The complex has 57 one-bedroom, one-bath units for rent ranging from $506to $1,012 a month, based on area median income, and is set to welcome residents in April on the former site of Grace Lutheran Church at 3869 State St.

The three-story building offers on-site management and supportive services, a community room, a garden, laundry facilities and elevators, as well as a rooftop deck and balconies for each unit.

Applicants qualified to live at Grace Village, aged 62 or older, have $43,200 as the maximum amount of income to qualify.

Thirty-five units will have project-based vouchers benefiting from federally subsidized Section 8 rent vouchers, meaning residents will only pay 30 percent of their income for rent.

Seven applicants that have been preliminarily selected are veterans and five for residents who experienced homelessness, according to Skip Szymanski, Housing Authority of the City of Santa Barbara's deputy executive director.

The facility is just a few steps from the new Target, The Marc apartment complex and La Cumbre Plaza.

It’s the second development to be finished under Santa Barbara's Average Unit-Size Density Incentive Program, which aims to encourage smaller, more affordable rental housing near transit hubs and services.

The idea of Grace Village began about 10 years ago when Grace Lutheran Church members began to explore ways to continue its service to the Santa Barbara community after decades of declining membership.

The congregation held its final service in 2015 after deciding the previous year to gift the A-frame church and property to the city’s Housing Authority for co-development with Front Porch Development, which specializes in senior affordable housing and is part of the nonprofit California Lutheran Homes.

“When we were a size that was too small to be functional, we never lost the hope and dream that we would be a service to this community — from the beginning, there was no discussion, it was housing for low-income seniors — that was always the vision,” said Pat Wheatley, vice-chair of the city’s Housing Authority commission and Grace Housing, Inc. president. “The church was small but mighty.”

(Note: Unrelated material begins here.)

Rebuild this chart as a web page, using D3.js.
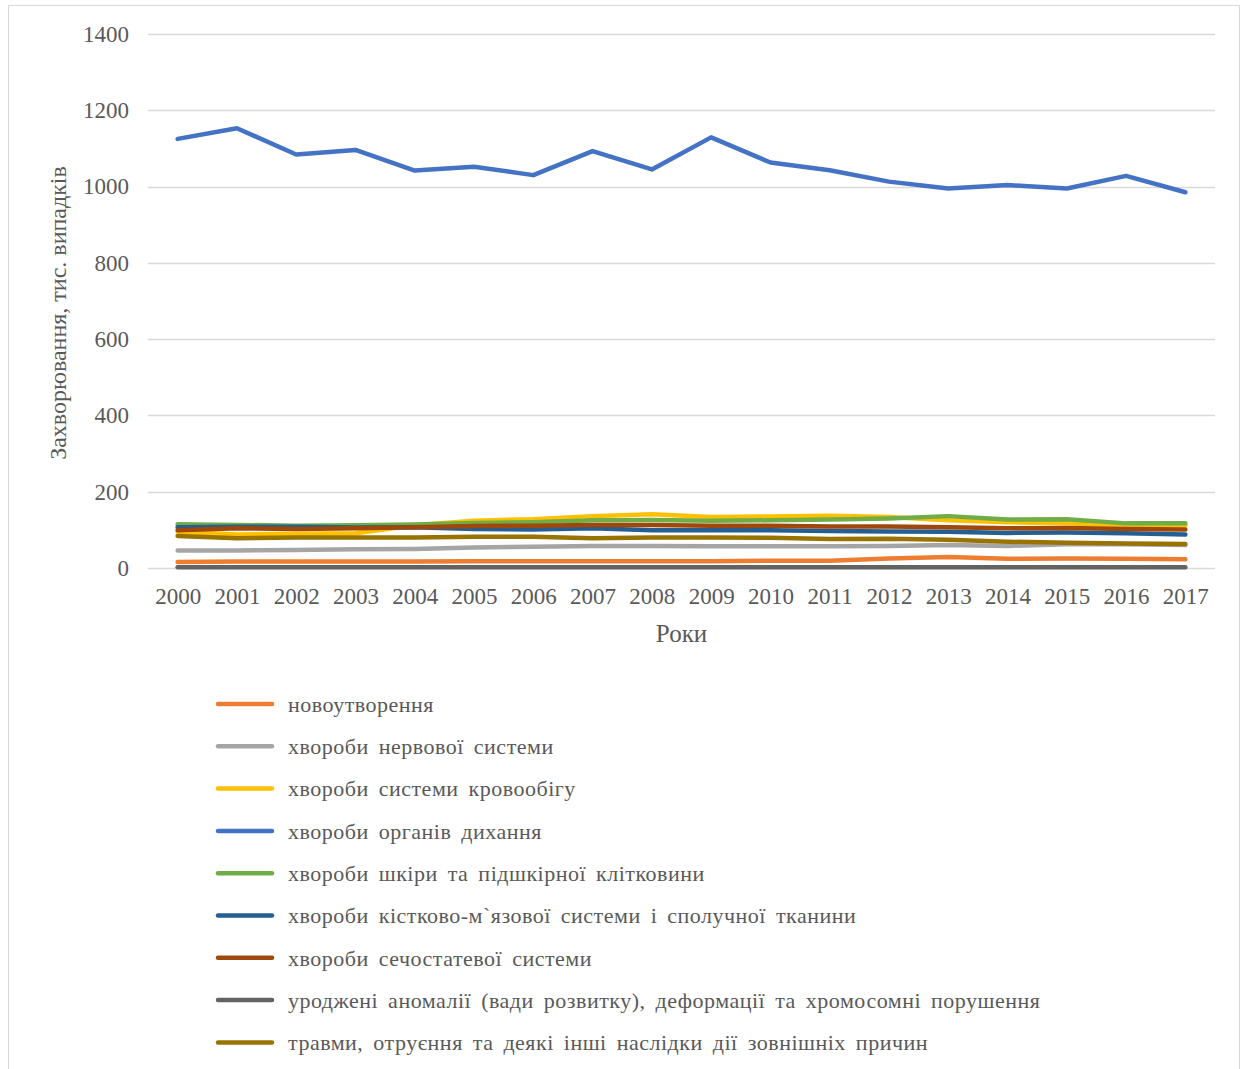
<!DOCTYPE html>
<html>
<head>
<meta charset="utf-8">
<script src="https://cdn.jsdelivr.net/npm/d3@7"></script>
<style>
  html, body { margin: 0; padding: 0; background: #fff; }
  svg text { font-family: "Liberation Serif", "Times New Roman", serif; }
</style>
</head>
<body>
<svg id="chart" width="1248" height="1069"></svg>
<script>
// Years on the category axis
const years = ["2000","2001","2002","2003","2004","2005","2006","2007","2008",
               "2009","2010","2011","2012","2013","2014","2015","2016","2017"];

// Y axis ticks
const yTicks = [0, 200, 400, 600, 800, 1000, 1200, 1400];

// Incidence by disease class, thousand cases
const neoplasms   = [16, 17, 17, 17, 17, 18, 18, 18, 18, 18, 19, 19, 25, 29, 24, 25, 24, 23];
const nervous     = [46, 46, 47, 49, 50, 54, 56, 58, 58, 57, 57, 57, 58, 60, 58, 62, 62, 60];
const circulatory = [95, 88, 90, 91, 112, 124, 128, 136, 141, 134, 135, 137, 134, 125, 120, 117, 111, 112];
const respiratory = [1125, 1153, 1084, 1096, 1042, 1052, 1030, 1093, 1045, 1129, 1063, 1043, 1013, 995, 1004, 995, 1028, 985];
const skin        = [115, 113, 111, 112, 114, 118, 120, 125, 126, 124, 125, 127, 130, 136, 127, 128, 117, 117];
const musculo     = [107, 108, 108, 106, 107, 102, 101, 104, 99, 99, 99, 97, 96, 95, 92, 93, 91, 88];
const genito      = [99, 104, 102, 104, 107, 110, 111, 113, 113, 111, 111, 109, 109, 107, 104, 105, 102, 101];
const congenital  = [2, 2, 2, 2, 2, 2, 2, 2, 2, 2, 2, 2, 2, 2, 2, 2, 2, 2];
const injuries    = [84, 78, 80, 80, 80, 82, 82, 78, 80, 80, 79, 76, 77, 74, 69, 66, 64, 63];

const seriesNames = [
  "новоутворення",
  "хвороби нервової системи",
  "хвороби системи кровообігу",
  "хвороби органів дихання",
  "хвороби шкіри та підшкірної клітковини",
  "хвороби кістково-м`язової системи і сполучної тканини",
  "хвороби сечостатевої системи",
  "уроджені аномалії (вади розвитку), деформації та хромосомні порушення",
  "травми, отруєння та деякі інші наслідки дії зовнішніх причин"
];
const seriesValues = [neoplasms, nervous, circulatory, respiratory, skin, musculo, genito, congenital, injuries];
const seriesColors = ["#ED7D31", "#A5A5A5", "#FFC000", "#4472C4", "#70AD47",
                      "#255E91", "#9E480E", "#636363", "#997300"];

const series = seriesNames.map((name, i) => ({
  name, color: seriesColors[i],
  values: seriesValues[i].map((v, j) => ({ year: years[j], value: v }))
}));

const svg = d3.select("#chart");

// Outer frame
svg.append("rect")
  .attr("x", 8.5).attr("y", 5.5).attr("width", 1231).attr("height", 1080)
  .attr("fill", "none").attr("stroke", "#d9d9d9").attr("stroke-width", 1);

const plot = { left: 148, right: 1215, top: 34, bottom: 568 };

const x = d3.scalePoint().domain(years).range([plot.left, plot.right]).padding(0.5);
const y = d3.scaleLinear().domain([0, 1400]).range([plot.bottom, plot.top]);

// Gridlines
svg.append("g")
  .selectAll("line")
  .data(yTicks)
  .join("line")
  .attr("x1", plot.left).attr("x2", plot.right)
  .attr("y1", d => Math.round(y(d)) + 0.5).attr("y2", d => Math.round(y(d)) + 0.5)
  .attr("stroke", "#d9d9d9").attr("stroke-width", 1.3);

// Y axis labels
const yAxis = svg.append("g")
  .attr("transform", `translate(${plot.left - 19},0)`)
  .call(d3.axisLeft(y).tickValues(yTicks).tickFormat(d3.format("d")).tickSize(0).tickPadding(0));
yAxis.select(".domain").remove();
yAxis.selectAll("text")
  .attr("font-size", 23).attr("fill", "#595959")
  .attr("font-family", "'Liberation Serif', serif");

// X axis labels
const xAxis = svg.append("g")
  .attr("transform", `translate(0,${plot.bottom + 20})`)
  .call(d3.axisBottom(x).tickSize(0).tickPadding(0));
xAxis.select(".domain").remove();
xAxis.selectAll("text")
  .attr("font-size", 23).attr("fill", "#595959")
  .attr("font-family", "'Liberation Serif', serif");

// Axis titles
svg.append("text")
  .attr("x", (plot.left + plot.right) / 2).attr("y", 642)
  .attr("text-anchor", "middle").attr("font-size", 25).attr("fill", "#595959")
  .text("Роки");

svg.append("text")
  .attr("transform", `translate(66,313) rotate(-90)`)
  .attr("text-anchor", "middle").attr("font-size", 24).attr("fill", "#595959")
  .text("Захворювання, тис. випадків");

// Lines
const line = d3.line().x(d => x(d.year)).y(d => y(d.value));
svg.append("g")
  .selectAll("path")
  .data(series)
  .join("path")
  .attr("d", d => line(d.values))
  .attr("fill", "none")
  .attr("stroke", d => d.color)
  .attr("stroke-width", 4.5)
  .attr("stroke-linejoin", "round")
  .attr("stroke-linecap", "round");

// Legend
const legend = svg.append("g").attr("transform", "translate(218,704)");
const rows = legend.selectAll("g")
  .data(series)
  .join("g")
  .attr("transform", (d, i) => `translate(0,${i * 42.3})`);
rows.append("line")
  .attr("x1", 0).attr("x2", 54).attr("y1", 0).attr("y2", 0)
  .attr("stroke", d => d.color).attr("stroke-width", 4.5)
  .attr("stroke-linecap", "round");
rows.append("text")
  .attr("x", 70).attr("y", 0).attr("dy", "0.35em")
  .attr("font-size", 22).attr("fill", "#595959")
  .attr("word-spacing", 4).attr("letter-spacing", 0.5)
  .text(d => d.name);
</script>
</body>
</html>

Rob Fredericks, executive director of the city's Housing Authority, said the expense of maintaining a home is difficult for many seniors on a fixed income.

Locally, about 45 percent (or 3,066) of the applicants on the Santa Barbara's Housing Authority waiting list for affordable housing are seniors, he said.

“These people are currently paying the majority of their income on rent, having to choose food, health care, and other necessities just to have a home,” Fredericks said.

New affordable housing helps homeless seniors move off the streets and into apartments, he said.

“Without housing, everything else falls apart,” Fredericks said. “It is the foundation for a healthy, stable life.”

Fredericks said the need for affordable senior housing is growing nationwide, and in California, the senior population is predicted to increase from 4.5 million to 8.8 million people by 2030.

Nearly 40 percent of the county’s senior population is economically insecure, according to UCLA’s Elder Economic Security Index.

Vacant rental properties are rare in Santa Barbara, but affordable ones are even harder to find.

Villa Santa Fe Apartment resident Angela Bell, 87, is living in a senior apartment complex owned by the city’s Housing Authority and attended the Grace Village ribbon-cutting ceremony Monday.

“Housing has been incredibly good to me, and I’m grateful I’m living in such a wonderful place,” said Bell, who has resided in Santa Barbara since 1991 and at Villa Santa Fe Apartments for 22 years. “I’m able to live independently and within my income.”

Bell was among a couple of hundred people, including city leaders and elected officials, assembled for the event.